Content Guide
BLISS Review: I’ll be honest, when Temples announced they were moving away from their signature neo-psychedelia sound, I raised an eyebrow. The Kettering lads built their whole reputation on dusty, reverb-drenched guitar work and sprawling synth arrangements. But their fifth album BLISS, out June 26th via V2 Records, isn’t a betrayal of what came before. It’s more like they’ve finally worked out what they’ve been chasing all along.
The shift is real though. Where their last record Exotico leaned into Sean Ono Lennon’s dreamy, island-concept production, BLISS strips everything back and plugs into late-90s European dance music. Think Faithless, Underworld, Massive Attack, Portishead. The band describe it as “melancholic euphoria,” and honestly, that nails it. There’s a wistful quality running through these two singles we’ve heard so far, like they’re nostalgic for a club scene they were too young to experience.
“Jet Stream Heart” and the Mission Statement (BLISS Review)
“Jet Stream Heart,” which landed in February, is the album’s opening statement. James Bagshaw told NME it’s “Kylie Minogue meets Daft Punk meets Temples,” and that’s weirdly accurate. It’s hypnotic, physical, built from samples the band took of themselves and chopped into fragments. There’s something hypnotic about how the guitars blur into synths, how the beat just keeps pulling you forward. It hit the Virgin Radio playlist and got BBC 6 Music spinning it constantly, which tells you people are paying attention.
“Vendetta” Goes Heavy (BLISS Review)
Then came “Vendetta” in April. This one’s heavier, built from two separate ideas the band welded together. There’s this almost Justice-Daft Punk sample that suddenly shifts into what feels like a David Guetta or Avicii moment, a proper dancefloor lift. The lyrics work too. “Sweet release in the same old morning / Sharp shock horror never seemed so boring / Bleed my money then you leave me dry / Please deliver me into the night.” Bagshaw explained it’s about disagreeing with your mates, falling out, then realising you were just both being arseholes. That specificity matters.
How They Got Here (BLISS Review)
What’s interesting is how they got here. After Exotico’s critical pummelling—people complained about muddy production and the thing being sixteen tracks too long—the band regrouped. They self-produced BLISS, all four of them in the same room, using homemade gear and sampling themselves rather than chasing other people’s records. It’s their first fully self-produced album since Volcano back in 2017. Walmsley said working together properly again “completely broke the creative cycle” they’d gotten stuck in.
What We Know About the Rest (BLISS Review)

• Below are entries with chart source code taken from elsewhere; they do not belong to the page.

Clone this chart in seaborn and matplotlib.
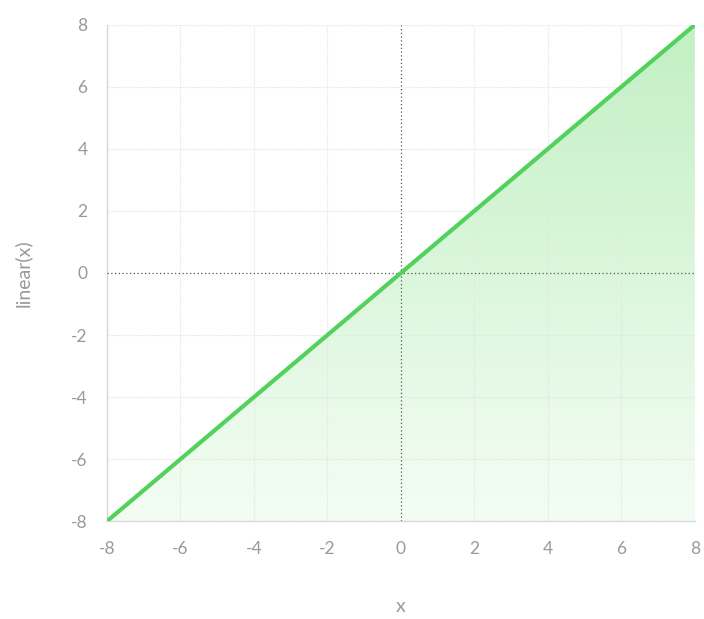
import numpy as np
import pandas as pd
import matplotlib
matplotlib.use("Agg")
import matplotlib.pyplot as plt
import seaborn as sns
from matplotlib.colors import LinearSegmentedColormap

x_vals = [-8, -6, -4, -2, 0, 2, 4, 6, 8]
y_vals = [-8, -6, -4, -2, 0, 2, 4, 6, 8]
tick_vals = [-8, -6, -4, -2, 0, 2, 4, 6, 8]

sns.set_theme(style="white")
plt.rcParams['font.family'] = ['Lato', 'DejaVu Sans']
plt.rcParams['axes.unicode_minus'] = False

fig = plt.figure(figsize=(7.04, 6.19), dpi=100)
ax = fig.add_axes([0.152, 0.158, 0.835, 0.802])

df = pd.DataFrame({"x": x_vals, "y": y_vals})

# gradient fill under the line
poly = ax.fill_between(df["x"], df["y"], -8, color="none", lw=0)
cmap = LinearSegmentedColormap.from_list("g", ["#f4fdf4", "#c2f0c3"])
grad = np.linspace(0, 1, 256).reshape(-1, 1)
im = ax.imshow(grad, extent=[-8, 8, -8, 8], origin="lower", cmap=cmap,
               aspect="auto", zorder=1)
path = poly.get_paths()[0]
im.set_clip_path(path, transform=ax.transData)

sns.lineplot(data=df, x="x", y="y", ax=ax, color="#52d25c", lw=3, zorder=4)

ax.set_xlim(-8, 8)
ax.set_ylim(-8, 8)
ax.set_xticks(tick_vals)
ax.set_yticks(tick_vals)
for v in tick_vals:
    if v == 0:
        continue
    ax.axvline(v, color="#e4e4e4", lw=0.8, ls=(0, (1, 1)), zorder=2)
    ax.axhline(v, color="#e4e4e4", lw=0.8, ls=(0, (1, 1)), zorder=2)
ax.axvline(0, color="#555555", lw=0.9, ls=(0, (1, 2)), zorder=3)
ax.axhline(0, color="#555555", lw=0.9, ls=(0, (1, 2)), zorder=3)

for s in ["top", "right"]:
    ax.spines[s].set_visible(False)
for s in ["left", "bottom"]:
    ax.spines[s].set_color("#d8d8d8")
    ax.spines[s].set_linewidth(1)

ax.tick_params(axis="both", colors="#999999", labelsize=12.5, length=0, pad=14)
ax.set_xlabel("x", color="#999999", fontsize=14, labelpad=30)
ax.set_ylabel("linear(x)", color="#999999", fontsize=14, labelpad=28)

fig.savefig("out.png", dpi=100)
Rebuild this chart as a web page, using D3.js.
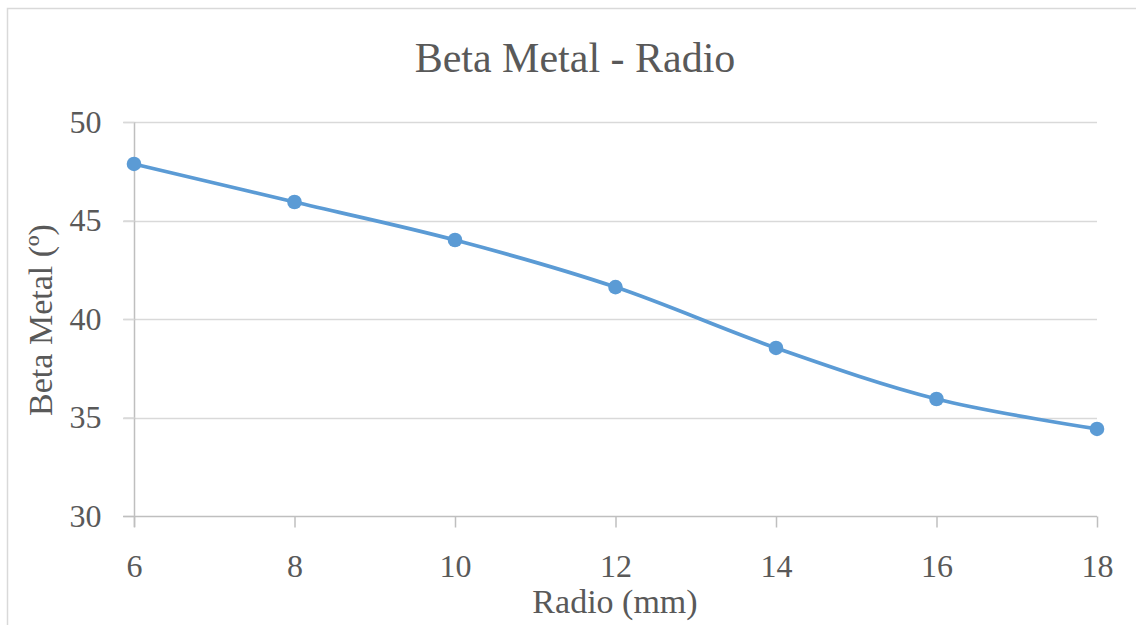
<!DOCTYPE html>
<html>
<head>
<meta charset="utf-8">
<script src="https://cdn.jsdelivr.net/npm/d3@7"></script>
<style>
  html, body { margin: 0; padding: 0; background: #fff; }
  svg { display: block; }
</style>
</head>
<body>
<svg id="chart" width="1136" height="625"></svg>
<script>
// Radius (mm) against metal beta angle (degrees)
const radio = [6, 8, 10, 12, 14, 16, 18];
const beta = [47.87, 45.94, 44.01, 41.62, 38.53, 35.94, 34.42];
const xTicks = [6, 8, 10, 12, 14, 16, 18];
const yTicks = [30, 35, 40, 45, 50];

const titleText = "Beta Metal - Radio";
const xTitle = "Radio (mm)";
const yTitle = "Beta Metal (º)";

const FONT = '"Liberation Serif"';
const INK = "#595959";

const svg = d3.select("#chart");
const m = { left: 134, right: 1097, top: 122, bottom: 516 };

// Chart frame (runs past the right and bottom edges of the view)
svg.append("rect")
  .attr("x", 7.5).attr("y", 8.5)
  .attr("width", 1160).attr("height", 640)
  .attr("fill", "#fff").attr("stroke", "#D9D9D9").attr("stroke-width", 1.5);

const x = d3.scaleLinear().domain([6, 18]).range([m.left, m.right]);
const y = d3.scaleLinear().domain([30, 50]).range([m.bottom, m.top]);

// Horizontal gridlines
svg.append("g")
  .selectAll("line")
  .data(yTicks.filter(t => t !== 30))
  .join("line")
  .attr("x1", m.left - 11).attr("x2", m.right)
  .attr("y1", d => Math.round(y(d)) + 0.5).attr("y2", d => Math.round(y(d)) + 0.5)
  .attr("stroke", "#D9D9D9").attr("stroke-width", 1.5);

// Y axis
const yAxis = svg.append("g")
  .attr("transform", `translate(${m.left + 0.5},0)`)
  .call(d3.axisLeft(y).tickValues(yTicks).tickSize(11).tickPadding(22).tickFormat(d3.format("d")));
yAxis.attr("font-family", null).attr("font-size", null);
yAxis.select(".domain").attr("stroke", "#BFBFBF").attr("stroke-width", 1.5)
  .attr("d", `M0,${m.top}V${m.bottom + 11}`);
yAxis.selectAll(".tick line").attr("stroke", "#D9D9D9").attr("stroke-width", 1.5);
yAxis.selectAll(".tick text")
  .style("font-family", FONT).style("font-size", "32px").attr("fill", INK);

// X axis
const xAxis = svg.append("g")
  .attr("transform", `translate(0,${m.bottom + 0.5})`)
  .call(d3.axisBottom(x).tickValues(xTicks).tickSize(11).tickPadding(27).tickFormat(d3.format("d")));
xAxis.attr("font-family", null).attr("font-size", null);
xAxis.select(".domain").attr("stroke", "#BFBFBF").attr("stroke-width", 1.5)
  .attr("d", `M${m.left - 11},0H${m.right}`);
xAxis.selectAll(".tick line").attr("stroke", "#BFBFBF").attr("stroke-width", 1.5);
xAxis.selectAll(".tick text")
  .style("font-family", FONT).style("font-size", "32px").attr("fill", INK);

// Smoothed series line
const line = d3.line()
  .x((d, i) => x(radio[i]))
  .y(d => y(d))
  .curve(d3.curveCatmullRom.alpha(0));
svg.append("path")
  .datum(beta)
  .attr("d", line)
  .attr("fill", "none")
  .attr("stroke", "#5B9BD5")
  .attr("stroke-width", 3.75)
  .attr("stroke-linecap", "round");

// Markers
svg.append("g")
  .selectAll("circle")
  .data(beta)
  .join("circle")
  .attr("cx", (d, i) => x(radio[i]))
  .attr("cy", d => y(d))
  .attr("r", 7.3)
  .attr("fill", "#5B9BD5");

// Titles
svg.append("text")
  .attr("x", 575).attr("y", 72)
  .attr("text-anchor", "middle")
  .attr("fill", INK)
  .style("font-family", FONT).style("font-size", "42px")
  .text(titleText);

svg.append("text")
  .attr("x", 615).attr("y", 613)
  .attr("text-anchor", "middle")
  .attr("fill", INK)
  .style("font-family", FONT).style("font-size", "34px")
  .text(xTitle);

svg.append("text")
  .attr("transform", `translate(52,320) rotate(-90)`)
  .attr("text-anchor", "middle")
  .attr("fill", INK)
  .style("font-family", FONT).style("font-size", "34px")
  .text(yTitle);
</script>
</body>
</html>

The tracklist’s got some intriguing snippets floating around. “Revelations” apparently nods to Gregorian chants that kept popping up in dance records back then. “Megalith” is about frustration, that feeling of being stuck while the world moves. Adam Smith described it as finding inner stillness and realising maybe that’s not so pleasant after all. “Blue Flame” is supposed to be slower, icier, dealing with disconnection and the growing divide between people. Smith had been carrying that chorus for years.
The other tracks—”Glimmer,” “Jaguar,” “Horizon,” “Waiting On The Echoes,” and “Fantasy Realm”—remain mysterious, which is fine. Part of me wants to hear how they’ve handled a full album of this stuff before forming hard opinions.
Full Tracklist
- Jet Stream Heart
- Revelations
- Megalith
- Glimmer
- Blue Flame
- Vendetta
- Jaguar
- Horizon
- Waiting On The Echoes
The Numbers Tell a Story
Commercially speaking, the numbers tell a story. Sun Structures hit UK number 7. Volcano dropped to 23. Hot Motion fell to 51. Exotico crashed to 87. So yeah, there’s pressure here. This isn’t just an artistic choice, it’s also a band trying to remember why people were excited about them in the first place. Whether moving into dance territory wins them new people or loses the loyalists is the real question.
The Tour is Already Underway (BLISS Review)
The band are taking it serious on the road too. They’ve already done festival dates in Spain this May—Mallorca, Lugo, Alicante—and they’re running a full BLISS Tour through September to December. The US leg hits the obvious spots: LA, San Francisco, Seattle, Dallas, Atlanta, DC, Brooklyn, Boston, Toronto. Europe’s got Munich, Berlin, Vienna, Prague, Amsterdam. The UK’s getting Bristol, London’s Scala, Manchester, Glasgow in November. Poppy Jean Crawford’s supporting on the American dates.
So What’s the Verdict? (BLISS Review)
Something genuinely interesting is happening. The band sound reinvigorated, like they’ve given themselves permission to chase something other than the ghost of 1960s psychedelia. Whether BLISS actually lands as a great record or a misstep, we’ll find out soon. Either way, they’ve stopped playing it safe, and in 2026 that alone feels worth the risk.